The seven-storey, $90 million (£62 million) building is the newest realisation of the lab's aim to invent technology that fosters human creativity, designed to encourage innovation and research, and erase barriers between disciplines. It is the physical embodiment of an approach its creators hope will inspire both academics and business.
Founded in 1980 by MIT's Nicholas Negroponte, the Media Lab fuses engineering and design with art and science. More than 60 corporate sponsors pay most of the $30 million annual operating costs in exchange for royalty-free licensing rights.
The lab has developed everything from computerised prosthetics to the hit computer game Guitar Hero and the screen display used in the Amazon Kindle ebook reader. In total, it has spun off more than 91 companies. If it sounds like a playroom for scientists, it looks a little like one, too.
A LEGO-sponsored lab, for instance, studies how technology can encourage creativity in children and is filled with toys. Another lab contains half-assembled foldable electric cars and a plastic couch with an Xbox controller and a Rock Band game guitar.
But the ideas that come out of the building are cutting-edge.
From the location of the ping-pong table in the central atrium, which begins on the third storey, five of the building's eight two-level labs are in view through floor-to-ceiling glass walls. The idea is for all of the researchers to be able to see each other, and their work, no matter how different their projects may be.
Though they have personal workspaces, everyone is, in effect, in the same room.
"Vertical connections are traditionally the most difficult, Dr Lippman said.
But, because of the interlocking nature of the building, he explained, its inhabitants are drawn to look diagonally down and up into the other labs and offices.
"Instead of spreading people out, we've stacked them up," Dr Lippman said. "It's almost easier to go up and down than it is to go across."
But not even the Media Lab was immune from the economic downturn, which cost it $40 million in pledges towards the new building.
As a result, one floor was dropped from the original plans, and the project was delayed, allowing more time for Japanese architect Fumihiko Maki to work on the design.
The idea for the unusual layout began with the original Media Lab, built in 1985.
That building had a soaring, windowless central cube, which was gradually divided into smaller and smaller rooms as space got tighter. Although many complained it felt dark and cramped, researchers liked the idea of working together in a cube, with space to spread out and build the full-sized prototypes that their work often required.
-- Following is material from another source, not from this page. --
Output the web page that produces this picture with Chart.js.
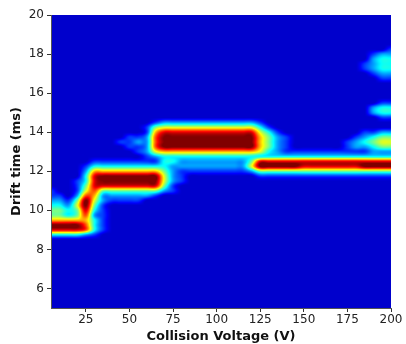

Meanwhile, advances in computing made it possible to create spaces that were larger, brighter and more open. New high-resolution monitors were easier to see, and wi-fi eliminated the need for raised floors and knots of cables. Dr Lippman said all this made it easier to bring together people with different talents and abilities.
"It's not about a bunch of people sitting in their cubicles being productive," he said.
"It's about people interacting and being productive. And it's this open collaboration that allows that to be done."
When the building was delayed by funding problems, sponsors talked of making the creative interaction virtual instead of physical.
The Media Lab, after all, developed countless advances in virtual communication.
But that was not considered for long, Dr Lippman said. "There's a chemistry to working together physically, a chemistry to real places," he explained.
Still, he said, since it opened there has been one evident area for improvement: the square, two-level, glass-walled rooms can become too noisy.
"We have not figured out how to work with sound in this kind of an environment. And sometimes you need a little bit of isolation," he said.